CN110923452A

CN110923452A - Process for recovering potassium and sodium salts from lithium-precipitated liquid of lepidolite by using ethanol

Info

Publication number: CN110923452A
Application number: CN201911096033.XA
Authority: CN
Inventors: 王万林; 毛松; 周乐君; 张海辉; 张华龙; 路程; 薛利文; 张建康; 南进喜; 刘剑叶; 黄道远
Original assignee: Jiangxi's South Lithium New Material Co Ltd; Central South University
Current assignee: Jiangxi's South Lithium New Material Co Ltd; Central South University
Priority date: 2019-11-11
Filing date: 2019-11-11
Publication date: 2020-03-27

Abstract

The invention relates to a process for recovering potassium sodium salt from a liquid obtained after lithium precipitation of lepidolite by using ethanol, belonging to the technical field of industrial water treatment. The invention comprises the process steps of ore roasting, water leaching, purification, lithium carbonate precipitation, lithium precipitation mother liquor and ethanol mixing and sedimentation, induced crystallization, crystal slurry centrifugal separation, MVR evaporation separation of alcohol-water mixed liquor and the like.

Description

Process for recovering potassium and sodium salts from lithium-precipitated liquid of lepidolite by using ethanol

Technical Field

The invention relates to a process for recovering potassium sodium salt from a liquid obtained after lithium precipitation of lepidolite by using ethanol, belonging to the technical field of industrial water treatment.

Background

With the increasingly prominent energy problem, research and development and industrialization of new energy materials such as lithium ion batteries and the like are vigorously developed. China has a large amount of lepidolite mineral resources, and the extraction of metals such as lithium, rubidium, cesium and the like from lepidolite raw materials has a good development prospect. However, the content of lithium in the lepidolite raw material is about 1.7%, and the content of potassium and sodium is as high as 6.5% and 1.25%, and because potassium sodium salt has extremely high solubility in water, the impurities can reduce the quality of the lithium carbonate product on one hand, and can reduce the production efficiency on the other hand, and even can not successfully carry out the production. The existing potassium-sodium salt recovery process comprises a freezing crystallization method and an evaporation concentration method, wherein the freezing crystallization method can only primarily remove potassium ions in a solution, and the removal effect on sodium ions is not ideal; the evaporation concentration method inevitably generates potassium-sodium-lithium double salt, which causes great loss of lithium, and has low production efficiency and high energy consumption.

Disclosure of Invention

The invention aims to overcome the problems in the prior art and provide a process for recovering potassium sodium salt from the liquid after lithium precipitation of lepidolite by using ethanol, so that the common recovery of the potassium sodium salt and the ethanol can be realized, and the energy consumption is low.

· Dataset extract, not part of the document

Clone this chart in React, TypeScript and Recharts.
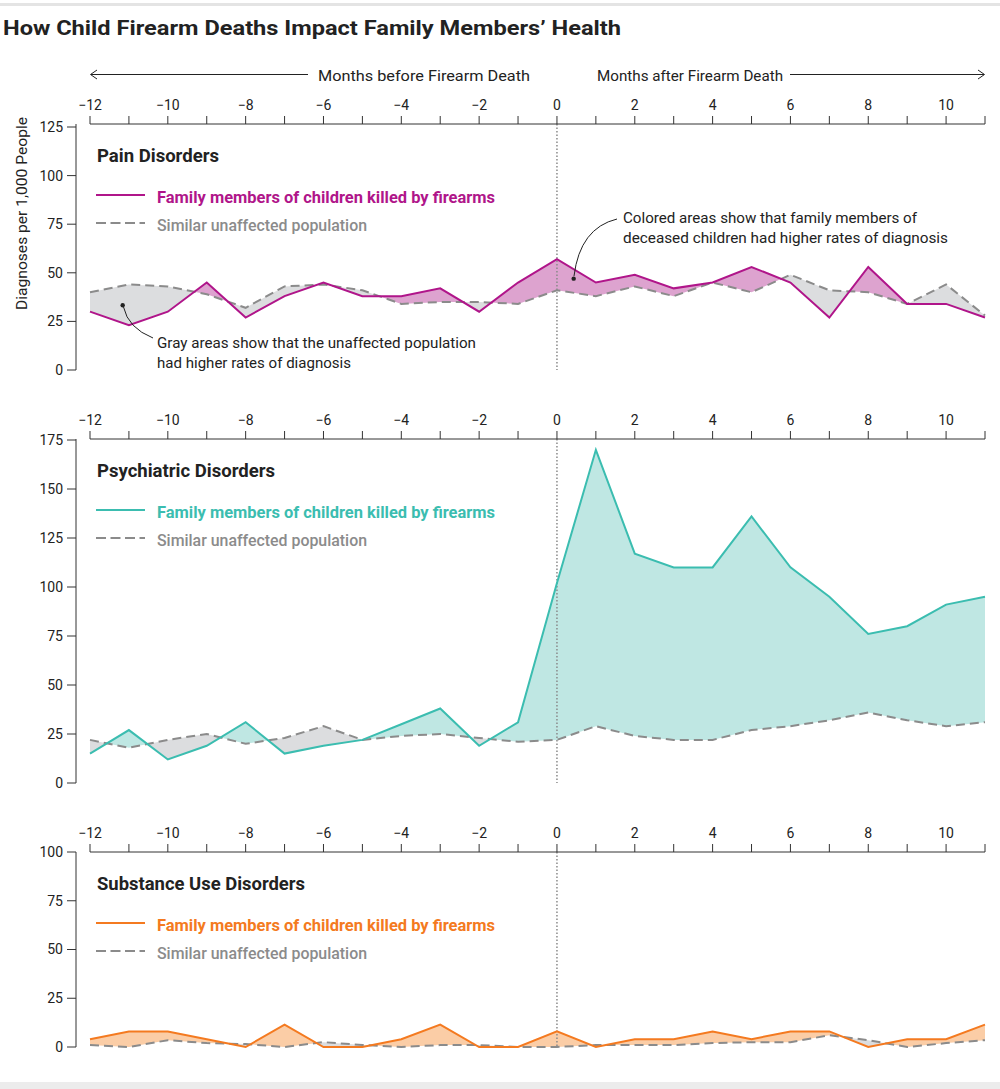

In order to solve the technical problems, the process for recovering potassium and sodium salts from the liquid obtained after lithium precipitation of lepidolite by using ethanol comprises the following specific steps of:

the method comprises the following steps: mixing lepidolite ore with sodium sulfate, potassium sulfate and calcium carbonate, roasting, soaking in water, purifying to obtain a solution before lithium precipitation, adding carbon dioxide or sodium carbonate to precipitate lithium carbonate to obtain a solution after lithium precipitation;

step two: introducing the liquid after lithium precipitation into a settling tank, adding ethanol accounting for 14-16% of the liquid after lithium precipitation and potassium sulfate crystals accounting for 0.05-0.1% of the liquid after lithium precipitation at the temperature below 20 ℃, standing for 28-35min, and filtering to obtain crystal mush I and filtrate A;

step three: adding ethanol with the volume of 18-20% of that of the filtrate A into the filtrate A, uniformly stirring, standing for at least 30min, and filtering to obtain a crystal mush II and alcohol-water mixed solution;

step four: introducing the alcohol-water mixed solution into a Mechanical Vapor Recompression (MVR) evaporation system, evaporating ethanol at the temperature of 78-80 ℃, storing the ethanol in a storage tank for the next use, and returning the finished solution to the water leaching and purifying process in the first step through a water tank;

step five: the crystal mush I and the crystal mush II respectively enter a centrifugal machine for separation to obtain crude potassium sulfate and crude sodium potassium sulfate, and supernate discharged by the centrifugal machine returns to the step II;

step six: and fifthly, drying, inspecting and packaging the crude potassium sulfate obtained in the step five, and selling the crude potassium sulfate, and returning the crude potassium sulfate sodium to the mixed roasting process in the step one after drying.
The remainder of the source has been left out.